Key Characteristics of Composable Systems
- Disaggregation: Resources are no longer bound to hardware form factors. Compute, storage, and fabric are treated independently.
- Software-Defined Control: An API layer orchestrates and provisions components as needed, reducing human intervention.
- Resource Pooling: Hardware is pooled and allocated on demand, increasing utilization and reducing waste.
- Infrastructure as Code (IaC): Templates define infrastructure states, making provisioning repeatable and version-controlled.
Architectural Considerations
Composable infrastructure requires a thoughtful architecture that supports interoperability, automation, and observability. Key enablers include:
- Composable Fabric: High-speed interconnects that allow fluid reallocation of compute and storage.

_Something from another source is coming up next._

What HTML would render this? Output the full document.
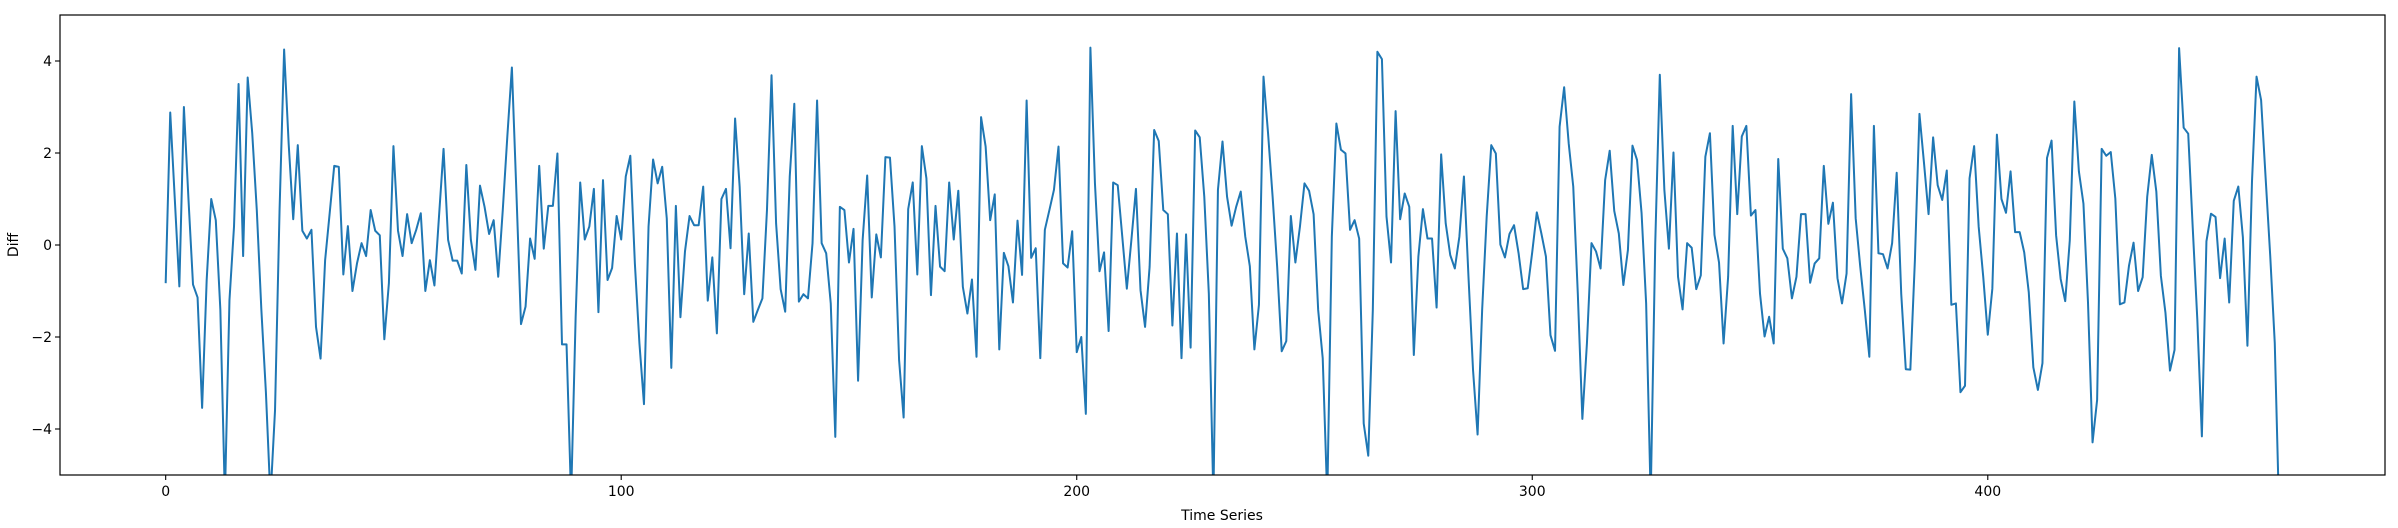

- Unified Management Plane: A single interface for policy enforcement, monitoring, and orchestration.
- Open APIs: Standards-based interfaces ensure extensibility with DevOps tools and platforms.
Use Cases and Adoption Trends
Enterprises deploying private clouds or edge data centers often find composable infrastructure especially appealing. Typical use cases include:
- CI/CD environments with variable workload intensity
- VDI workloads that require flexible resource pools
- High-performance computing clusters with burst requirements
Vendors like HPE (Synergy), Dell (MX7000), and Liqid are actively shaping the market, offering platforms that abstract physical infrastructure and present it as a programmable entity.
Benefits and Challenges
The benefits of composable infrastructure include:
- Faster provisioning of resources for new applications
- Greater asset utilization across compute/storage/fabric
- Improved alignment with DevOps and SRE workflows
However, challenges remain, particularly around vendor lock-in, maturity of orchestration tools, and integration with legacy environments.
The Future of Composable Architectures
As hybrid IT becomes the norm, composable infrastructure serves as a bridge between static environments and dynamic, cloud-native models. It encourages architectural discipline while enabling speed, scalability, and precision.
Looking ahead, expect deeper integrations with Kubernetes operators, broader support for AI/ML pipelines, and convergence with edge architectures that require autonomous orchestration.